Nach dem oa. Untersuchungsbericht handelt es sich beim vorgelegten Dokument um eine Totalfälschung. Dem Argument des Bw, er habe der belangten Behörde zwei Schreiben der irakischen Botschaft vorgelegt, in denen bestätigt wird, dass sein Führerschein nicht gefälscht ist, die belangte Behörde hätte diese Schreiben jedoch nicht berücksichtigt, ist zu erwidern, dass im oa. Untersuchungsbericht unter Bezugnahme zum vorgelegten Schreiben (Echtheitsbestätigung) der Botschaft der Republik Irak in Wien, Nr. 17/18 vom 12.4.2010, worin festgestellt wird, dass derartige "Bestätigungen" laut Auskunft des Büros des Bundeskriminalamtes Büro 6.2.3 (Urkundenuntersuchung) bereits wiederholt für total gefälschte irakische Führerscheine ausgestellt wurden.
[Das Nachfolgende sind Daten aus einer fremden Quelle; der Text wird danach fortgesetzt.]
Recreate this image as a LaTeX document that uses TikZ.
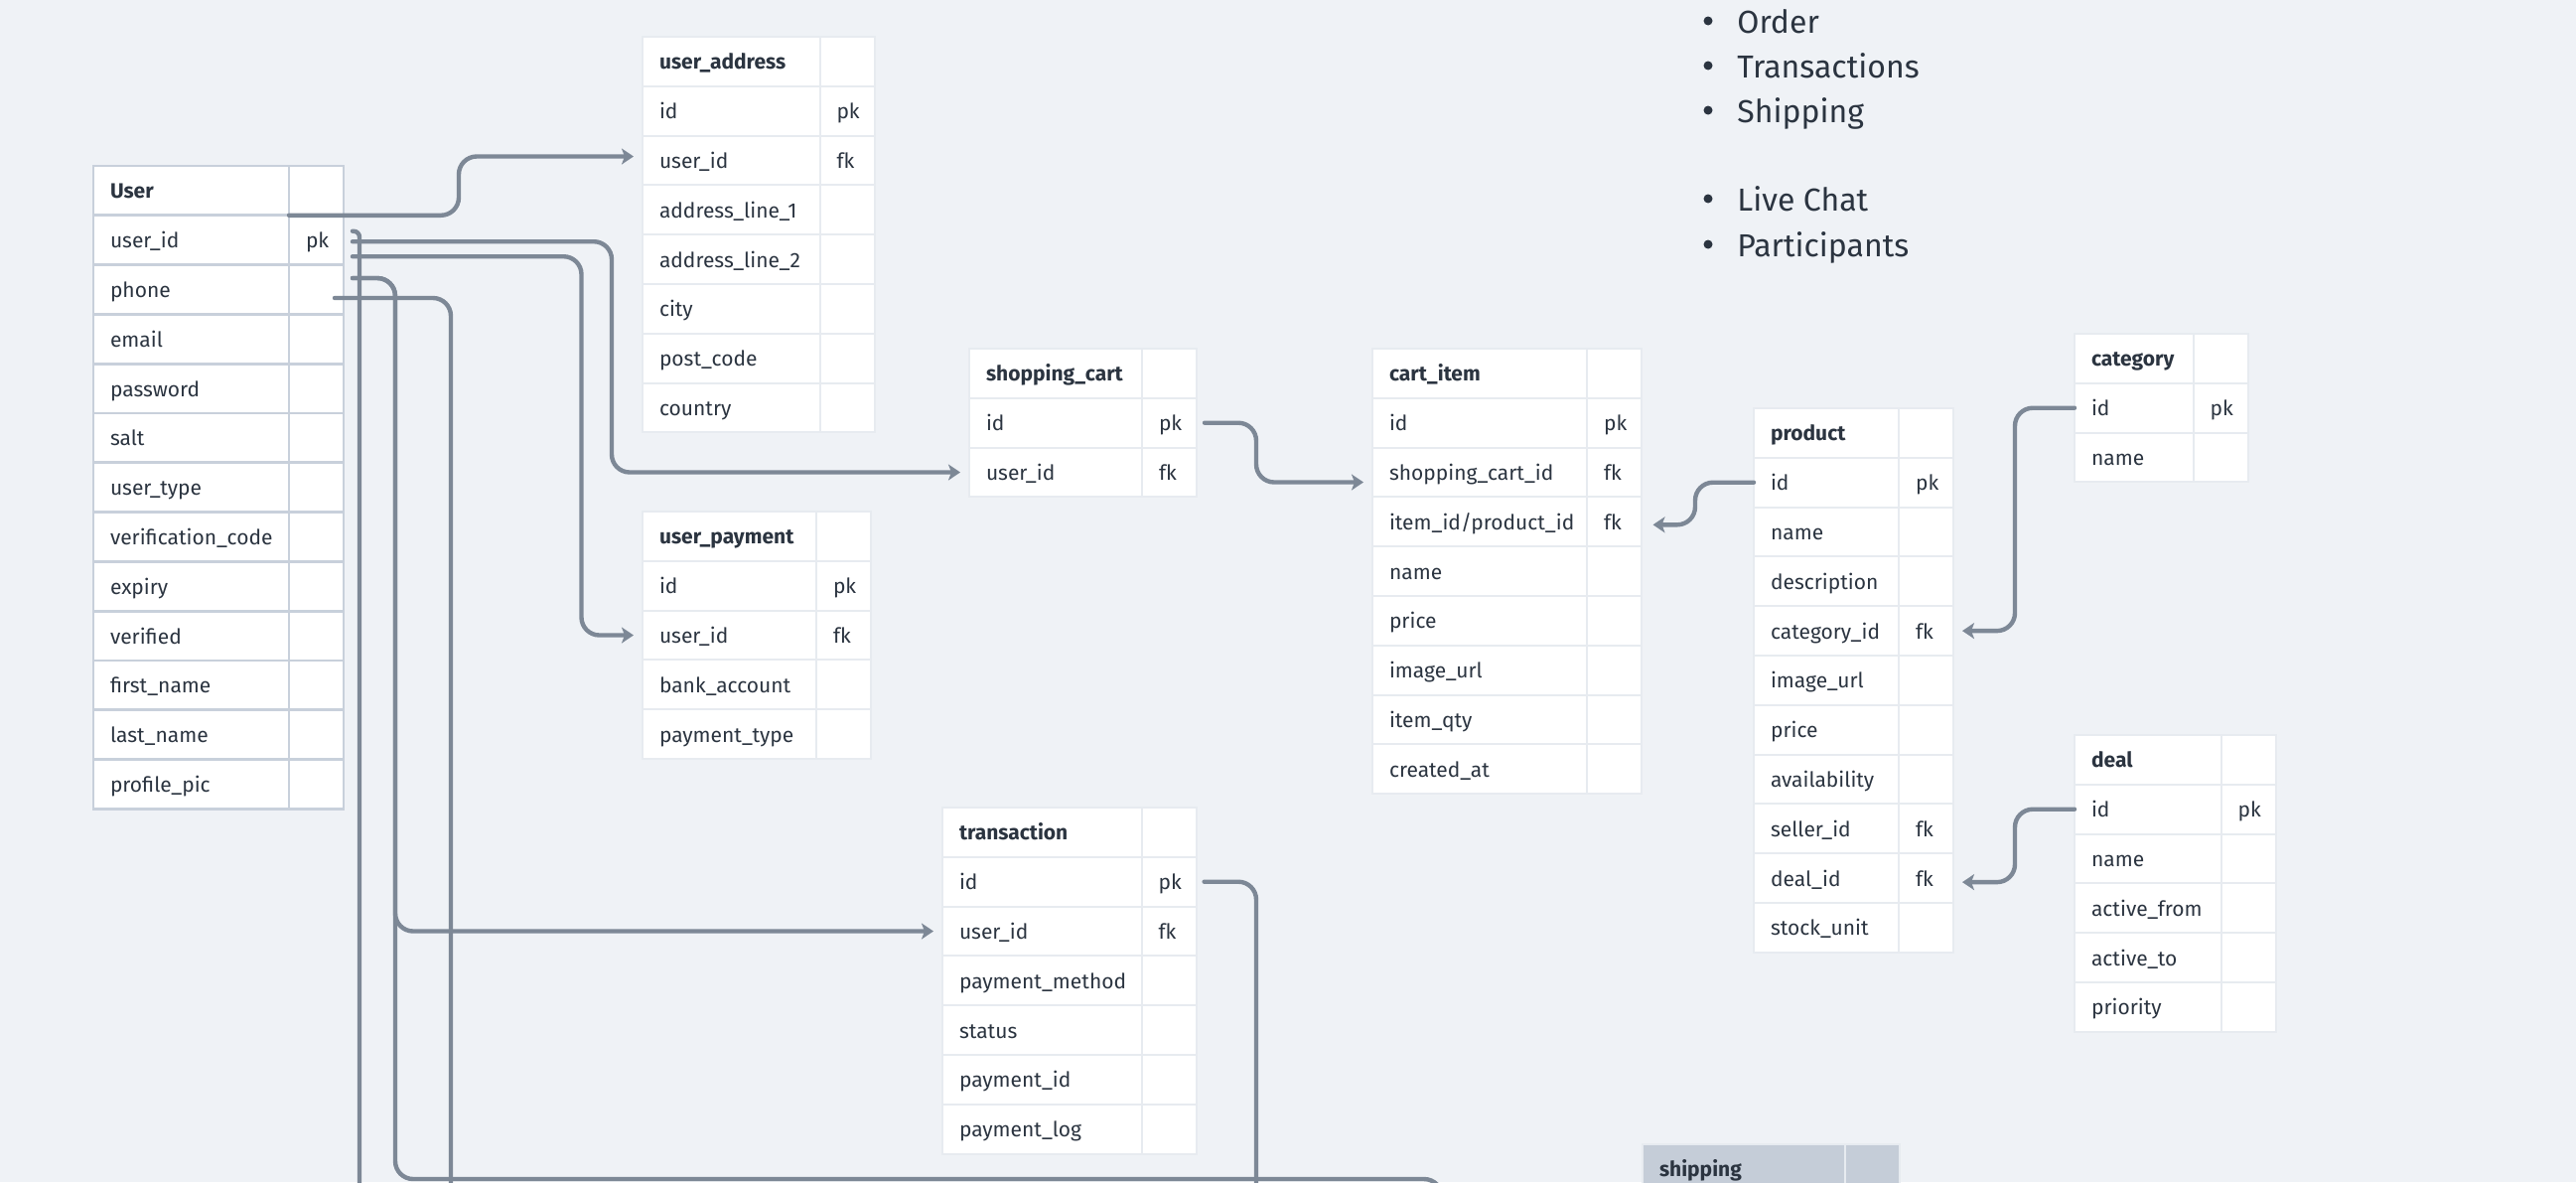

Diesen Schreiben kommt sohin nur untergeordnete Beweiskraft zu und ist nicht geeignet, die Schlüssigkeit des kriminaltechnischen Untersuchungsberichtes zu entkräften.

 

Mangels stichhaltigen Nachweises des Besitzers einer ausländischen Lenkberechtigung (von einem Nicht-EWR-Staat erteilten) fehlt es an der primären Voraussetzung für die Erteilung einer österreichischen Lenkberechtigung nach § 23 Abs.3 FSG, weshalb die Berufung abzuweisen war.

 

Aus den genannten Gründen war spruchgemäß zu entscheiden.

 

 

Rechtsmittelbelehrung:

Gegen diesen Bescheid ist kein ordentliches Rechtsmittel zulässig.

Hinweis:

Gegen diesen Bescheid kann innerhalb von sechs Wochen ab seiner Zustellung Beschwerde an den Verfassungsgerichtshof und/oder an den Verwaltungsgerichtshof erhoben werden; diese muss – von gesetzlichen Ausnahmen abgesehen – jeweils von einer bevollmächtigten Rechtsanwältin oder einem bevollmächtigten Rechtsanwalt eingebracht werden. Für jede dieser Beschwerden ist eine Eingabegebühr von 220 Euro zu entrichten.

 

Im gegenständlichen Verfahren sind Stempelgebühren von 13,20 Euro angefallen.